La Sorgente di Belyi

«Sorgente presenta sempre un carattere site-specific – racconta Peter Belyi, artista in mostra alla Galleria Pack di Milano fino al 17 gennaio – assumendo la conformazione della galleria, e sembra conservare alcuni rimasugli di forma liquida, che scorrono verso il basso, si raccolgono negli angoli, cambiano forma in base allo spazio. Il truciolato di cui è fatto è essenzialmente spazzatura, di second’ordine, post-industriale. Lo spreco derivante da un tipo di produzione che rappresenta lo spreco di un altro, come se riflettesse all’infinito il mondo dei surrogati cui siamo così abituati». Ed è proprio di una sorgente si tratta, che nella mente dell’artista è semplicemente e didascalicamente concepita come il congelamento dello scorrere del tempo, di un liquido (acqua o petrolio) che ha improvvisamente interrotto il suo movimento divenendo un accumulo di strati di truciolato. Fine. Un po’ come quando chiesero a Robert Smith da cosa nascesse l’idea del blasonato brano dei Cure A Forest, e lui rispose: ”Il brano parla di una foresta, tutto qui”.

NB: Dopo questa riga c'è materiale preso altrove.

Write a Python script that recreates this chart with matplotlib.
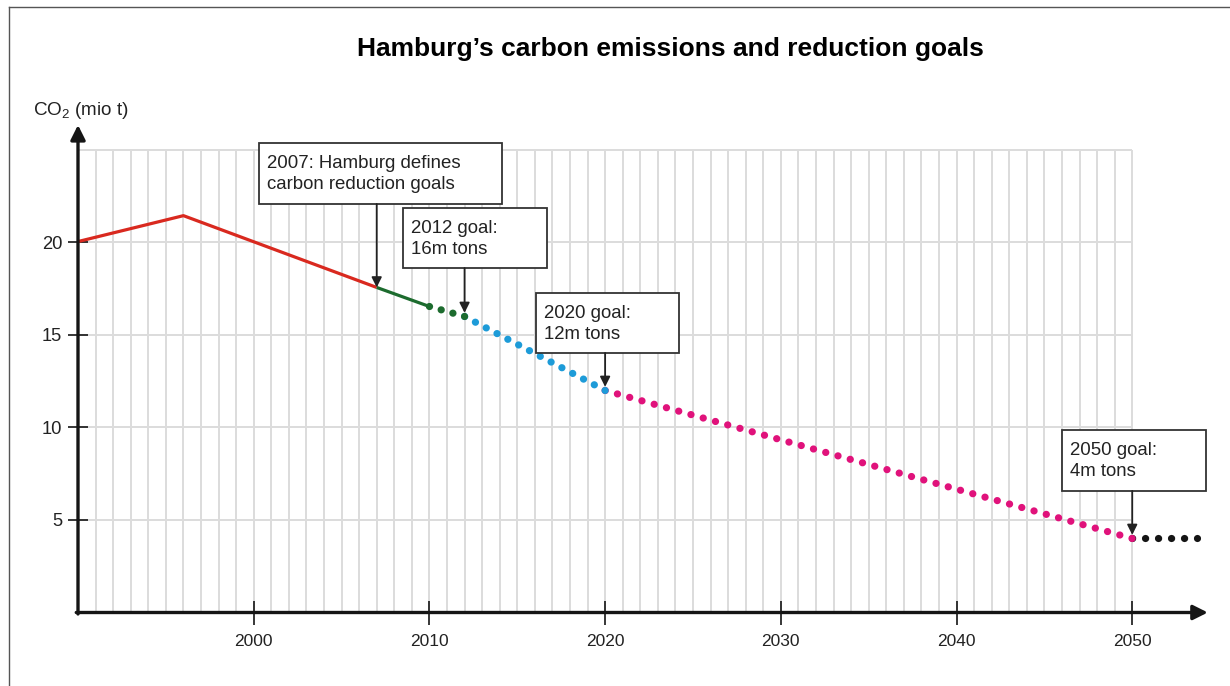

In realtà c’è la complessità del divenire caro ad Eraclito, quel fluire incessante, inarrestabile e necessario, da non vivere con scontentezza: l’amalgama di trucioli apparentemente deboli e innocui si trasforma in una materia compatta, che esaurisce il suo corso, come un pozzo secco in cui a ristagnare è soltanto l’acqua sporca del fondo esondata con virulenza, che ci ricorda ciò che è stato e ciò che non sarà più, suggerendo l’idea di una disillusa consecutio temporum dell’esistenza. Sorgente è la mistura alchemica dell’era moderna, in cui la noncurante globalizzazione è stata arrestata da una materia sorprendentemente dura, respingente, dal riconoscimento della crisi. La siccità della sorgente mette fine a tutti i movimenti, perché, come sosteneva il presocratico padre del Pánta rheî, niente è permanente tranne il cambiamento.